Domiciliary visits. - The fifth jacquerie. - Burgundy and
Lyonnais in 1791. - M. de Chaponay and M. Guillin-Dumoutet

He would be nothing but a hostage there. Alone against thousands,
sole survivor and representative of an abolished régime which all
detest, it is the noble against whom everybody turns whenever a
political shock seems to shake the new régime. He is at least
disarmed, as he might be dangerous, and, in these popular
executions, brutal instincts and appetites break loose like a bull
that dashes through a door and rages through a dwelling-house. In
the same department, some months later, on the news arriving of the
arrest of the King at Varennes, "all nonjuring[13] priests and ci-
devant nobles are exposed to the horrors of persecution." Bands
forcibly enter houses to seize arms: Commarin, Grosbois, Montculot,
Chaudenay, Créancé, Toisy, Chatellenot, and other houses are thus
visited, and several are sacked. During the night of June 26-27,
1791, at the chateau of Créancé "there is pillaging throughout; the
mirrors are broken, the pictures are torn up, and the doors are
broken down." The master of the house, "M. de Comeau-Créncé, Knight
of St. Louis, horribly maltreated, is dragged to the foot of the
stairs, where he lies as if dead:" previous to this, "he was forced
to give a considerable contribution, and to refund all penalties
collected by him before the Revolution as the local lord of the
manor. " - Two other proprietors in the neighborhood, both
Knights of St. Louis, are treated in the same way. "That is the
way in which three old and brave soldiers are rewarded for their
services!" A fourth, a peaceable man, escapes beforehand, leaving
his keys in the locks and his gardener in the house.

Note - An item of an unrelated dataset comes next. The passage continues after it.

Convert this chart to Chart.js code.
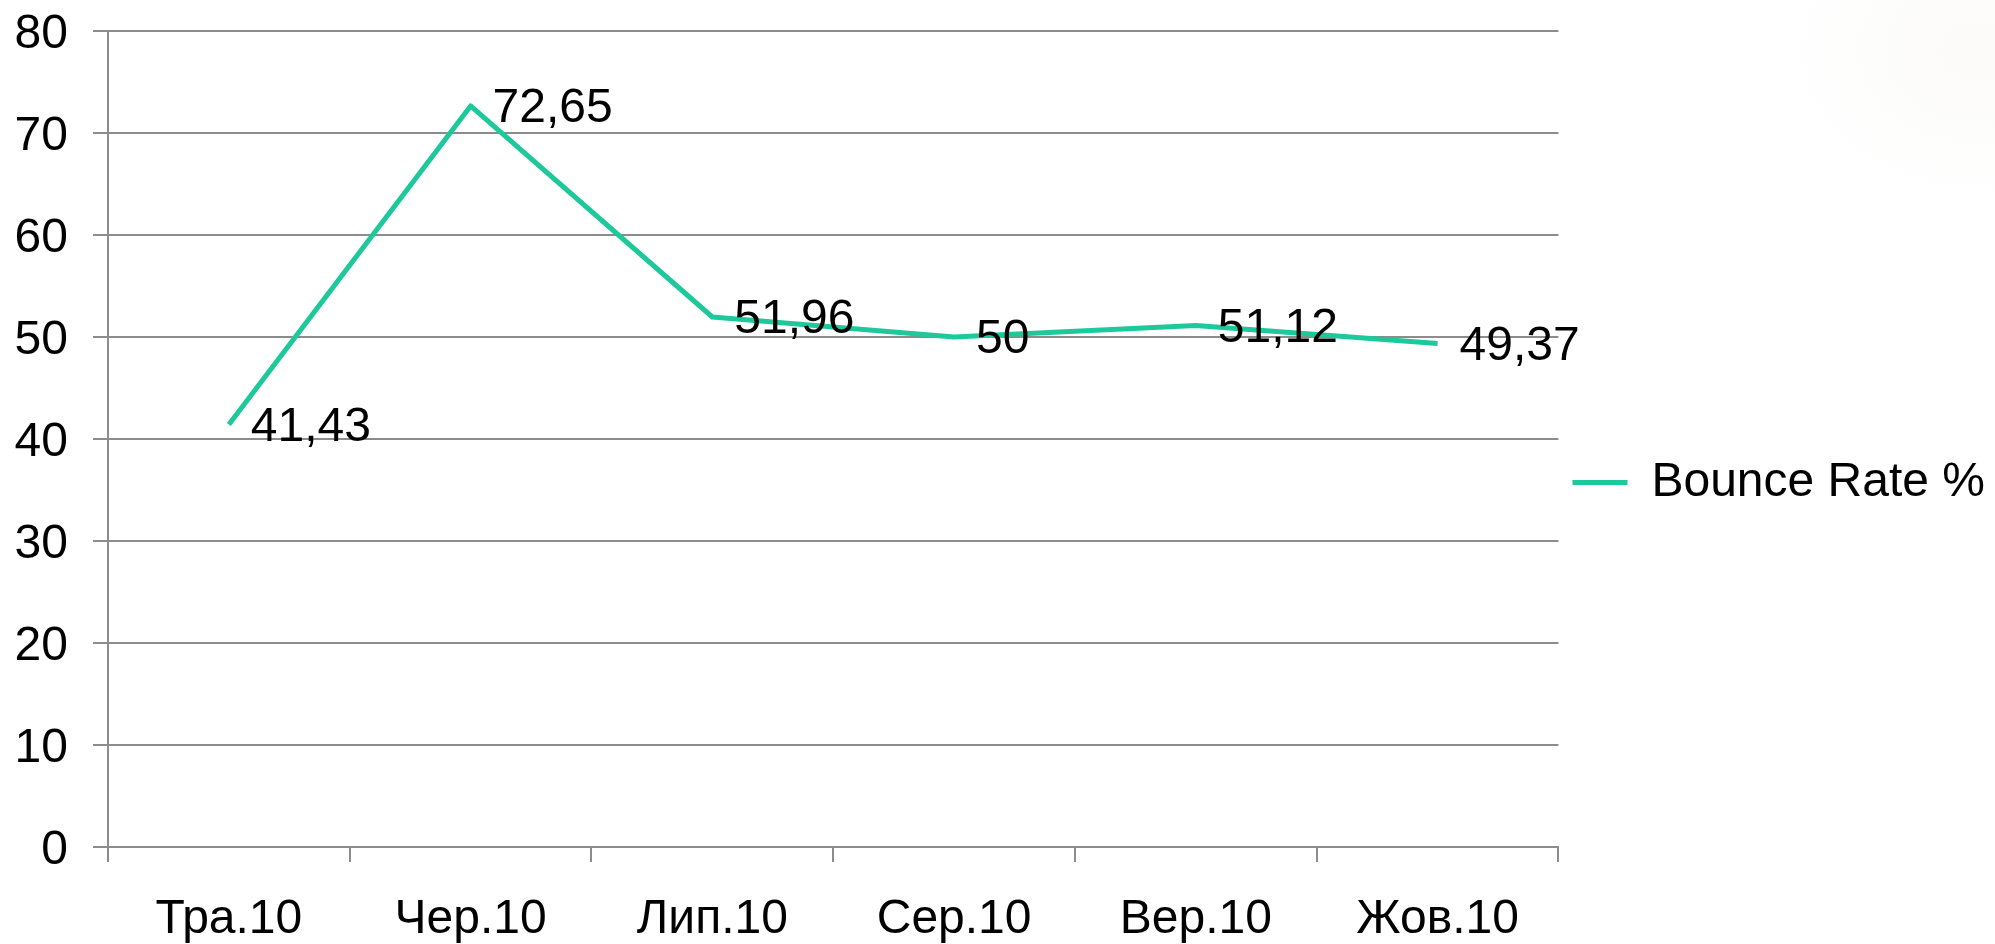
<!DOCTYPE html>
<html>
<head>
<meta charset="utf-8">
<script src="https://cdn.jsdelivr.net/npm/chart.js@4/dist/chart.umd.min.js"></script>
<style>
    html, body { margin: 0; padding: 0; background: #fff; }
    body {
        width: 1995px; height: 944px; overflow: hidden;
        background: radial-gradient(ellipse 190px 150px at 1975px 50px, rgba(238,235,228,0.22), rgba(255,255,255,0) 100%), #fff;
    }
    #wrap { position: absolute; left: 0; top: 0; width: 1995px; height: 944px; }
</style>
</head>
<body>
<div id="wrap"><canvas id="bounceChart" width="1995" height="944"></canvas></div>
<script>
// ===== Data =====
const months = ['Тра.10', 'Чер.10', 'Лип.10', 'Сер.10', 'Вер.10', 'Жов.10'];
const bounceRate = [41.43, 72.65, 51.96, 50, 51.12, 49.37];
const seriesName = 'Bounce Rate %';
const yTicks = [0, 10, 20, 30, 40, 50, 60, 70, 80];

const FONT = '"Liberation Sans", Arial, sans-serif';
const LINE_COLOR = '#1dc99b';
const GRID_COLOR = '#8c8c8c';
const TEXT_SIZE = 48;

// value labels to the right of each point, comma as decimal mark
const pointLabels = {
    id: 'pointLabels',
    afterDatasetsDraw(chart) {
        const ctx = chart.ctx;
        const meta = chart.getDatasetMeta(0);
        ctx.save();
        ctx.font = TEXT_SIZE + 'px ' + FONT;
        ctx.fillStyle = '#000';
        ctx.textAlign = 'left';
        ctx.textBaseline = 'middle';
        meta.data.forEach((pt, i) => {
            const txt = String(bounceRate[i]).replace('.', ',');
            ctx.fillText(txt, pt.x + 22, pt.y + 3);
        });
        ctx.restore();
    }
};

// nudge the legend up a little so it sits where the original one does
const legendNudge = {
    id: 'legendNudge',
    afterLayout(chart) {
        if (!chart.legend) return;
        chart.legend.top -= 5;
        chart.legend.bottom -= 5;
    }
};

new Chart(document.getElementById('bounceChart'), {
    type: 'line',
    data: {
        labels: months,
        datasets: [{
            label: seriesName,
            data: bounceRate,
            borderColor: LINE_COLOR,
            backgroundColor: LINE_COLOR,
            borderWidth: 5,
            tension: 0,
            pointRadius: 0,
            pointHoverRadius: 0,
            borderJoinStyle: 'round',
            borderCapStyle: 'butt',
            fill: false
        }]
    },
    options: {
        responsive: false,
        animation: false,
        events: [],
        layout: { padding: { top: 31, right: 0, left: 0, bottom: 0 } },
        plugins: {
            tooltip: { enabled: false },
            legend: {
                position: 'right',
                align: 'center',
                labels: {
                    usePointStyle: true,
                    pointStyle: 'line',
                    pointStyleWidth: 55,
                    padding: 14,
                    color: '#000',
                    font: { family: FONT, size: TEXT_SIZE }
                }
            }
        },
        scales: {
            x: {
                offset: true,
                grid: {
                    offset: true,
                    drawOnChartArea: false,
                    drawTicks: true,
                    tickLength: 15,
                    color: GRID_COLOR,
                    lineWidth: 2
                },
                border: { display: true, color: GRID_COLOR, width: 2 },
                ticks: {
                    color: '#000',
                    padding: 29,
                    maxRotation: 0,
                    font: { family: FONT, size: TEXT_SIZE }
                },
                afterFit(scale) {
                    scale.height = 97;
                    scale.paddingLeft = 0;
                    scale.paddingRight = 0;
                }
            },
            y: {
                min: 0,
                max: 80,
                afterBuildTicks(scale) { scale.ticks = yTicks.map(v => ({ value: v })); },
                grid: {
                    color: GRID_COLOR,
                    lineWidth: 2,
                    tickLength: 15
                },
                border: { display: true, color: GRID_COLOR, width: 2 },
                ticks: {
                    color: '#000',
                    padding: 25,
                    labelOffset: 4,
                    font: { family: FONT, size: TEXT_SIZE }
                },
                afterFit(scale) {
                    scale.width = 108;
                    scale.paddingTop = 0;
                    scale.paddingBottom = 0;
                }
            }
        }
    },
    plugins: [pointLabels, legendNudge]
});
</script>
</body>
</html>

Notwithstanding this, the doors and the clothes-presses were broken
open, the pillaging lasting five hours and a half; with threats of
setting the house on fire if the seigneur did not make his
appearance. Questions were asked "as to whether he attended the
mass of the new curé whether he had formerly exacted fines, and
finally, whether any of the inhabitants had any complaint to make
against him." No complaint is made; on the contrary, he is rather
beloved. - But, in tumults of this sort, a hundred madmen and
fifty rogues prescribe the law to the timid and the indifferent.
These outlaws declared that "they were acting under orders; they
compelled the mayor and prosecuting attorney to take part in their
robberies; they likewise took the precaution to force a few honest
citizens, by using the severest threats, to march along with them."

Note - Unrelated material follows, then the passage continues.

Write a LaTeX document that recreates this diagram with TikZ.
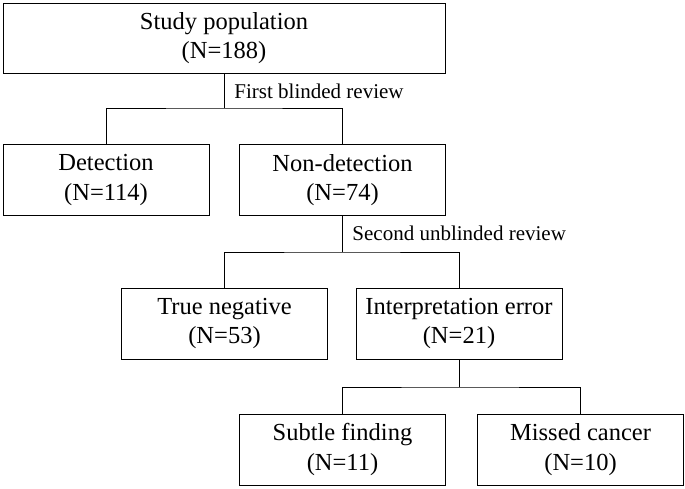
\documentclass[tikz,border=0pt]{standalone}
\usepackage{fontspec}
\setmainfont{Liberation Serif}
\begin{document}
\begin{tikzpicture}[x=1pt,y=-1pt,line width=0.9pt,
  box/.style={draw,rectangle,minimum width=206pt,minimum height=71pt,align=center,inner sep=0pt,font=\fontsize{24.5}{29.4}\selectfont},
  lbl/.style={anchor=west,inner sep=0pt,font=\fontsize{21}{25}\selectfont}]
\useasboundingbox (0,0) rectangle (685,488);
\node[box,minimum width=442pt,minimum height=70pt] (pop) at (224,38) {Study population\\(N=188)};
\node[box] (det) at (106,180) {Detection\\(N=114)};
\node[box] (nondet) at (342.5,180) {Non-detection\\(N=74)};
\node[box] (trueneg) at (224.5,323.5) {True negative\\(N=53)};
\node[box] (interr) at (459,323.5) {Interpretation error\\(N=21)};
\node[box] (subtle) at (342.5,449.5) {Subtle finding\\(N=11)};
\node[box] (missed) at (580.5,449.5) {Missed cancer\\(N=10)};
% branch points
\coordinate (j1) at (224,108);
\coordinate (j2) at (342.5,252);
\coordinate (j3) at (459,387);
\draw (pop.south) -- (j1);
\draw (det.north) |- (j1) -| (nondet.north);
\draw (nondet.south) -- (j2);
\draw (trueneg.north) |- (j2) -| (interr.north);
\draw (interr.south) -- (j3);
\draw (subtle.north) |- (j3) -| (missed.north);
% review labels
\node[lbl] (rev1) at (234,91) {First blinded review};
\node[lbl] (rev2) at (352,233) {Second unblinded review};
\end{tikzpicture}
\end{document}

These people come the next day to apologize to the pillaged
proprietor, while the municipal officers draw up a statement of the
violence practiced against them. The violence nevertheless, is
accomplished, and, as it will go unpunished, it is soon to be

A beginning and an end are already made in the two neighboring
departments. There, especially in the south, nothing is more
instructive than to see how an outbreak stimulated by enthusiasm for
the public good immediately degenerates under the impulse of private
interest, and ends in crime. - Around Lyons,[14] under the same
pretext and at the same date, similar mobs perform similar
visitations, and, on all these occasions, "the rent-rolls are burnt,
and houses are pillaged and set on fire. Municipal authority,
organized for the security of property, is in many hands but one
facility more for its violation. The National Guard seems to be
armed merely for the protection of robbery and disorder." - For
more than thirty years, M. de Chaponay, the father of six children
of whom three are in the service, expended his vast income on his
estate of Beaulieu, giving occupation to a number of persons, men,
women, and children. After the hailstorm of 1761, which nearly
destroyed the village of Moranée, he rebuilt thirty-three houses,
furnished others with timber for the framework, supplied the
commune with wheat, and, for several years, obtained for the
inhabitants a diminution of their taxation. In 1790, he celebrated
the Federation Festival on a magnificent scale, giving two banquets,
one of a hundred and thirty seats, for the municipal bodies and
officers of the National Guards in the vicinity, and the other of a
thousand seats for the privates. If any of the gentry had reason to
believe himself popular and safe it was certainly this man. - On
the 24th of June, 1791, the municipal authorities of Moranée,
Lucenay, and Chazelai, with their mayors and National Guards, in all
nearly two thousand men, arrive at the chateau with drums beating
and flags flying. M. de Chaponay goes out to meet them, and begs to
know to what he owes "the pleasure" of their visit. They reply that
they do not come to offend him, but to carry out the orders of the
district, which oblige them to take possession of the chateau and to
place in it a guard of sixty men: on the following day the
"district" and the National Guard of Villefranche are to come and
inspect it. - Be it noted that these orders are imaginary, for M.
de Chaponay asks in vain to see them; they cannot be produced. The
cause of their setting out, probably, is the false rumor that the
National Guard of Villefranche is coming to deprive them of a booty
on which they had calculated. - Nevertheless M. de Chaponay
submits; he merely requests the municipal officers to make the
search themselves and in an orderly manner. Upon this the
commandant of the National Guard of Lucenay exclaims, with some
irritation, that "all are equal and all must go in," and at the same
moment all rush forward. "M. de Chaponay orders the apartments to
be opened; they immediately shut them up, purposely to let the
sappers break through the doors with their axes." - Everything is
pillaged, "plate, assignats, stocks of linen, laces and other
articles; the trees of the avenues are hacked and mutilated; the
cellars are emptied, the casks are rolled out on the terrace, the
wine is suffered to run out, and the chateau keep is demolished. .
. . The officers urge on those that are laggard." Towards nine
o'clock in the evening M. de Chaponay is informed by his servants
that the municipal authorities have determined upon forcing him to
sign an abandonment of his feudal dues and afterwards beheading him.